È molto legato alla sua città?

«Dire solo legato non rende l’idea. Certe volte, prima del match, chiamavo un taxi e mi facevo portare in palazzetto passando per la sopraelevata, così da caricarmi con le luci e le viste della città. E l’idea che la gente pagasse un biglietto per vedermi mi esaltava; mi chiedevo anche cosa riportassero, all’indomani dell’incontro, nella loro vita quotidiana. Regalare anche solo mezz’ora di emozioni, che andassero dalla gioia alla spensieratezza, mi bastava per combattere. In un film è stato detto che lo sport dovrebbe servire per migliorare l’umanità; io sento di aver fatto il mio».

Ora che non combatte più, questo messaggio riesce a trasmetterlo ancora?

«È una cosa che faccio regolarmente con i miei allievi. Nei ragazzi di oggi vedo assente il concetto che le cose si conquistano con umiltà e dedizione. Rispetto a un talentuoso che agisce per istinto io mi sono formato passo dopo passo: so come si fa a raggiungere la vetta e lo posso trasmettere».

Passaggio non scontato: tanti grandi campioni non sono poi bravi allenatori.

«Esatto. Certo i tempi corrono veloci, cambiano i modi e i metodi di allenamento, però la conquista goccia dopo goccia del risultato è una cosa che resta. Molti giovani d’oggi hanno avuto tutto in maniera troppo facile e troppo presto. Prima di diventare un campione, ne prendi di cazzotti…»

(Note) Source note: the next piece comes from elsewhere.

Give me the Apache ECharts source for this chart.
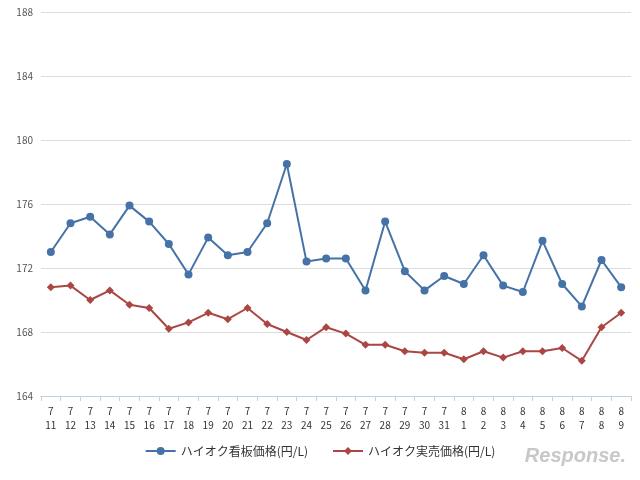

Quindi giù la testa e darci dentro?

«No, non è stato mai il mio stile. Il combattimento è anche studio, strategia, controllo di se stessi, comunicazione non verbale e tanto altro ancora. In questo senso sento di avere ancora tanto da imparare: mi sono appassionato, attraverso numerose letture, alla disciplina della ‘bioenergetica’ di Alexander Lowen, e non mi dispiace aver confronti e stimoli in questo senso».

Battute finali: se dovesse spiegare chi è ‘il Giaguaro’?

«Prima di tutto un uomo, poi un campione. Se dovessi definirmi direi: uno nella media che è andato al limite delle proprie possibilità e oltre. Anche io mi confronto con la vita di tutti i giorni, con il mio ruolo di genitore (ho una figlia), di compagno, di figlio; e come tutti ho bisogni e necessità».

La campanella finale è suonata; Augusto Sparano, uomo di ricca umanità, alias ‘il giaguaro’, il Campione di sport, ancora una volta mi ha dato sfoggio della sua grandezza. A voi il verdetto!